[STATED GOAL]:
Transcribe every line from the top down to the line with "(0,0) rectangle (1219pt,532pt);", both ends included, but not the pictures.

:::

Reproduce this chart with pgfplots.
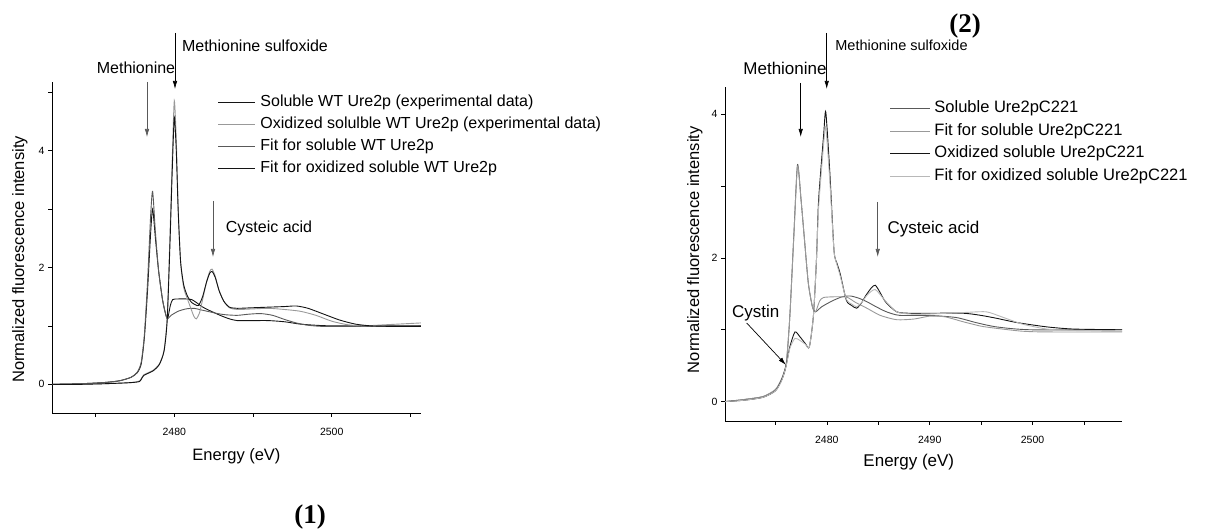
\documentclass[border=0pt]{standalone}
\usepackage{fontspec}
\setmainfont{Liberation Sans}
\newfontfamily\serifbf{Liberation Serif}
\usepackage{pgfplots}
\pgfplotsset{compat=1.18}
\usetikzlibrary{arrows.meta}

\definecolor{cblack}{gray}{0.08}
\definecolor{cdark}{gray}{0.35}
\definecolor{clight}{gray}{0.6}
\definecolor{clighter}{gray}{0.72}

\newcommand{\fs}[1]{\fontsize{#1}{#1}\selectfont}

\pgfplotsset{
  xanes/.style={
    anchor=south west, scale only axis,
    axis x line*=bottom, axis y line*=left,
    tick align=outside, major tick length=4pt, minor tick length=4pt,
    tick style={black, line width=0.6pt},
    axis line style={line width=0.8pt},
    ticklabel style={font=\fs{10.5}},
    xticklabel style={yshift=-8pt},
    /pgf/number format/assume math mode=true,
    /pgf/number format/1000 sep={},
    label style={font=\fs{16.5}},
    every axis plot/.append style={line width=0.9pt, smooth, tension=0.4},
  },
}

\begin{document}
\begin{tikzpicture}
\path[use as bounding box] (0,0) rectangle (1219pt,532pt);

% ---------- panel (1)
\begin{axis}[xanes,
  at={(52pt,119pt)}, width=369pt, height=331pt,
  xmin=2464.46, xmax=2511.35, ymin=-0.49, ymax=5.17,
  xtick={2480,2500}, minor xtick={2470,2490,2510},
  ytick={0,2,4}, minor ytick={1,3,5},
  xlabel={Energy (eV)}, ylabel={Normalized fluorescence intensity},
  xlabel style={at={(axis description cs:0.5,-0.131)}, anchor=center},
  ylabel style={at={(axis description cs:-0.087,0.464)}, anchor=center},
]
% soluble WT, experimental
\addplot[cblack] coordinates {
(2464.5,0.0) (2468,0.01) (2471,0.03) (2473,0.06) (2474.5,0.12) (2475.3,0.2)
(2475.8,0.35) (2476.2,0.8) (2476.6,1.6) (2477.0,2.6) (2477.25,3.0) (2477.6,2.5)
(2478.0,1.95) (2478.5,1.45) (2478.9,1.2) (2479.15,1.12) (2479.5,1.35) (2479.8,1.45)
(2480.5,1.46) (2481.5,1.46) (2482.2,1.45) (2482.8,1.40) (2483.5,1.33) (2484.2,1.28)
(2485,1.23) (2486,1.17) (2487,1.12) (2488,1.09) (2490,1.09) (2492,1.09) (2494,1.07)
(2496,1.03) (2498,1.01) (2500,1.0) (2505,1.0) (2511.35,1.0)
};
% fit soluble WT
\addplot[cdark] coordinates {
(2464.5,0.0) (2468,0.01) (2471,0.03) (2473,0.06) (2474.5,0.12) (2475.3,0.21)
(2475.8,0.38) (2476.2,0.85) (2476.6,1.75) (2477.0,2.9) (2477.25,3.3) (2477.6,2.6)
(2478.0,1.95) (2478.5,1.45) (2478.9,1.2) (2479.15,1.12) (2479.6,1.18) (2480.5,1.25)
(2481.5,1.29) (2482.5,1.30) (2483.5,1.27) (2484.5,1.24) (2485.5,1.21) (2486.5,1.19)
(2488,1.18) (2489.5,1.2) (2491,1.21) (2492.5,1.18) (2494,1.11) (2495.5,1.05)
(2497,1.01) (2499,0.99) (2503,0.99) (2511.35,1.0)
};
% oxidized soluble WT, experimental
\addplot[clight] coordinates {
(2464.5,0.0) (2468,0.0) (2471,0.01) (2473,0.02) (2474.5,0.03) (2475.6,0.06)
(2476.1,0.16) (2477.3,0.24) (2478.1,0.35) (2478.7,0.58) (2479.1,1.15) (2479.45,2.55)
(2479.75,3.9) (2480.0,4.85) (2480.25,4.2) (2480.5,3.0) (2480.8,2.1) (2481.2,1.65)
(2481.7,1.45) (2482.1,1.3) (2482.5,1.16) (2482.8,1.12) (2483.2,1.22) (2483.6,1.45)
(2484.1,1.75) (2484.5,1.93) (2484.8,1.97) (2485.2,1.85) (2485.7,1.6) (2486.3,1.42)
(2487,1.31) (2488,1.28) (2490,1.29) (2492,1.3) (2494,1.28) (2496,1.25) (2498,1.18)
(2500,1.08) (2502,1.02) (2504,1.0) (2507,1.02) (2511.35,1.05)
};
% fit oxidized soluble WT
\addplot[cblack] coordinates {
(2464.5,0.0) (2468,0.0) (2471,0.01) (2473,0.02) (2474.5,0.03) (2475.6,0.05)
(2476.1,0.15) (2477.3,0.23) (2478.1,0.34) (2478.7,0.57) (2479.1,1.1) (2479.45,2.4)
(2479.75,3.7) (2480.0,4.57) (2480.25,4.0) (2480.5,2.95) (2480.8,2.1) (2481.2,1.7)
(2481.7,1.5) (2482.2,1.4) (2482.7,1.36) (2483.1,1.35) (2483.6,1.5) (2484.1,1.75)
(2484.5,1.9) (2484.8,1.93) (2485.2,1.83) (2485.7,1.6) (2486.3,1.42) (2487,1.32)
(2488,1.3) (2490,1.31) (2492,1.32) (2494,1.33) (2495.5,1.34) (2497,1.3) (2499,1.2)
(2501,1.1) (2503,1.03) (2505,1.0) (2508,0.99) (2511.35,0.99)
};
\end{axis}

% ---------- panel (2)
\begin{axis}[xanes,
  at={(725pt,111pt)}, width=397pt, height=334pt,
  xmin=2470.1, xmax=2508.7, ymin=-0.27, ymax=4.38,
  xtick={2480,2490,2500}, minor xtick={2475,2485,2495,2505},
  ytick={0,2,4}, minor ytick={1,3},
  xlabel={Energy (eV)}, ylabel={Normalized fluorescence intensity},
  xlabel style={at={(axis description cs:0.463,-0.123)}, anchor=center, font=\fs{17}},
  ylabel style={at={(axis description cs:-0.076,0.513)}, anchor=center},
]
% soluble Ure2pC221
\addplot[cdark] coordinates {
(2470.1,0.0) (2472,0.03) (2473.8,0.07) (2475,0.16) (2475.6,0.3) (2476.05,0.51)
(2476.4,1.18) (2476.8,2.34) (2477.15,3.3) (2477.5,2.8) (2477.8,2.3) (2478.2,1.65)
(2478.6,1.32) (2478.9,1.25) (2479.5,1.32) (2480.5,1.4) (2481.5,1.46) (2482.3,1.47)
(2483.1,1.44) (2483.9,1.39) (2484.8,1.32) (2485.8,1.25) (2487.1,1.2) (2490,1.2)
(2492.6,1.17) (2494.5,1.1) (2496.5,1.04) (2499.8,1.0) (2508.7,1.0)
};
% fit soluble Ure2pC221
\addplot[clight] coordinates {
(2470.1,0.0) (2472,0.03) (2473.8,0.07) (2475,0.17) (2475.6,0.32) (2476.05,0.53)
(2476.4,1.18) (2476.8,2.32) (2477.15,3.28) (2477.5,2.8) (2477.8,2.3) (2478.2,1.65)
(2478.6,1.32) (2478.9,1.25) (2479.3,1.4) (2479.7,1.45) (2481,1.46) (2482,1.45)
(2482.8,1.38) (2483.9,1.3) (2485.2,1.2) (2486.8,1.14) (2488.5,1.15) (2490,1.19)
(2491.5,1.18) (2493.3,1.11) (2495,1.05) (2496.5,1.02) (2499,0.98) (2501.4,0.97)
(2508.7,0.97)
};
% oxidized soluble Ure2pC221
\addplot[cblack] coordinates {
(2470.1,0.0) (2472,0.02) (2473.8,0.06) (2475,0.15) (2475.6,0.3) (2476.05,0.51)
(2476.4,0.76) (2476.9,0.97) (2477.4,0.9) (2477.9,0.81) (2478.3,0.76) (2478.7,1.2)
(2479.0,2.0) (2479.2,2.8) (2479.7,3.73) (2479.9,4.03) (2480.3,3.17) (2480.7,2.1)
(2481.0,1.92) (2481.3,1.78) (2481.9,1.41) (2482.4,1.34) (2482.9,1.3) (2483.4,1.38)
(2483.9,1.5) (2484.7,1.62) (2485.7,1.39) (2486.8,1.25) (2488,1.23) (2490,1.23)
(2493.3,1.23) (2495,1.2) (2496.5,1.16) (2498.5,1.1) (2501.4,1.04) (2504,1.01)
(2508.7,1.0)
};
% fit oxidized soluble Ure2pC221
\addplot[clighter] coordinates {
(2470.1,0.0) (2472,0.02) (2473.8,0.06) (2475,0.15) (2475.6,0.29) (2476.05,0.5)
(2476.4,0.74) (2476.9,0.88) (2477.4,0.85) (2477.9,0.8) (2478.3,0.76) (2478.7,1.2)
(2479.0,2.0) (2479.2,2.7) (2479.7,3.6) (2479.9,3.82) (2480.3,3.05) (2480.7,2.1)
(2481.0,1.9) (2481.3,1.75) (2481.9,1.42) (2482.4,1.36) (2482.9,1.32) (2483.4,1.38)
(2483.9,1.48) (2484.7,1.56) (2485.7,1.4) (2486.8,1.25) (2488,1.22) (2490,1.22)
(2493.3,1.24) (2495.5,1.25) (2497,1.18) (2499,1.08) (2501.4,1.01) (2504,0.99)
(2508.7,0.98)
};
\end{axis}

% ---------- legends
\begin{scope}[line width=0.9pt]
\draw[cblack] (218pt,429.3pt) -- (255pt,429.3pt);
\node[anchor=west, inner sep=0pt, font=\fs{16}] at (260pt,429.3pt) {Soluble WT Ure2p (experimental data)};
\draw[clight] (218pt,408pt) -- (255pt,408pt);
\node[anchor=west, inner sep=0pt, font=\fs{16}] at (260pt,408pt) {Oxidized solulble WT Ure2p (experimental data)};
\draw[cdark] (218pt,386pt) -- (255pt,386pt);
\node[anchor=west, inner sep=0pt, font=\fs{16}] at (260pt,386pt) {Fit for soluble WT Ure2p};
\draw[cblack] (218pt,364pt) -- (255pt,364pt);
\node[anchor=west, inner sep=0pt, font=\fs{16}] at (260pt,364pt) {Fit for oxidized soluble WT Ure2p};

\draw[cdark] (890pt,424pt) -- (930pt,424pt);
\node[anchor=west, inner sep=0pt, font=\fs{16.5}] at (934pt,424pt) {Soluble Ure2pC221};
\draw[clight] (890pt,401pt) -- (930pt,401pt);
\node[anchor=west, inner sep=0pt, font=\fs{16.5}] at (934pt,401pt) {Fit for soluble Ure2pC221};
\draw[cblack] (890pt,379pt) -- (930pt,379pt);
\node[anchor=west, inner sep=0pt, font=\fs{16.5}] at (934pt,379pt) {Oxidized soluble Ure2pC221};
\draw[clighter] (890pt,356pt) -- (930pt,356pt);
\node[anchor=west, inner sep=0pt, font=\fs{16.5}] at (934pt,356pt) {Fit for oxidized soluble Ure2pC221};
\end{scope}

% ---------- annotations
\tikzset{ann/.style={-{Latex[length=8pt,width=4.5pt]}, line width=0.7pt}}
\node[font=\fs{16}] at (136pt,464pt) {Methionine};
\draw[ann, cdark] (147pt,450pt) -- (147pt,395pt);
\node[font=\fs{16}] at (255pt,486pt) {Methionine sulfoxide};
\draw[ann, black] (175pt,499pt) -- (175pt,443pt);
\node[font=\fs{16}] at (269pt,304pt) {Cysteic acid};
\draw[ann, cdark] (213pt,331pt) -- (213pt,275pt);
\node[font=\serifbf\bfseries\fs{27}] at (310pt,15pt) {(1)};

\node[font=\serifbf\bfseries\fs{27}] at (965pt,506pt) {(2)};
\node[font=\fs{14.5}] at (901.5pt,487pt) {Methionine sulfoxide};
\draw[ann, black] (826.7pt,499pt) -- (826.7pt,443pt);
\node[font=\fs{17}] at (785pt,464pt) {Methionine};
\draw[ann, black] (800.7pt,449pt) -- (800.7pt,395pt);
\node[font=\fs{17}] at (933.5pt,303pt) {Cysteic acid};
\draw[ann, cdark] (877.7pt,330pt) -- (877.7pt,275pt);
\node[font=\fs{17}] at (755.7pt,219pt) {Cystin};
\draw[ann, black] (746.7pt,209pt) -- (786pt,167pt);
\end{tikzpicture}
\end{document}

:::

[FINISHED EXERCISE]:
Reproduce this chart with pgfplots.
\documentclass[border=0pt]{standalone}
\usepackage{fontspec}
\setmainfont{Liberation Sans}
\newfontfamily\serifbf{Liberation Serif}
\usepackage{pgfplots}
\pgfplotsset{compat=1.18}
\usetikzlibrary{arrows.meta}

\definecolor{cblack}{gray}{0.08}
\definecolor{cdark}{gray}{0.35}
\definecolor{clight}{gray}{0.6}
\definecolor{clighter}{gray}{0.72}

\newcommand{\fs}[1]{\fontsize{#1}{#1}\selectfont}

\pgfplotsset{
  xanes/.style={
    anchor=south west, scale only axis,
    axis x line*=bottom, axis y line*=left,
    tick align=outside, major tick length=4pt, minor tick length=4pt,
    tick style={black, line width=0.6pt},
    axis line style={line width=0.8pt},
    ticklabel style={font=\fs{10.5}},
    xticklabel style={yshift=-8pt},
    /pgf/number format/assume math mode=true,
    /pgf/number format/1000 sep={},
    label style={font=\fs{16.5}},
    every axis plot/.append style={line width=0.9pt, smooth, tension=0.4},
  },
}

\begin{document}
\begin{tikzpicture}
\path[use as bounding box] (0,0) rectangle (1219pt,532pt);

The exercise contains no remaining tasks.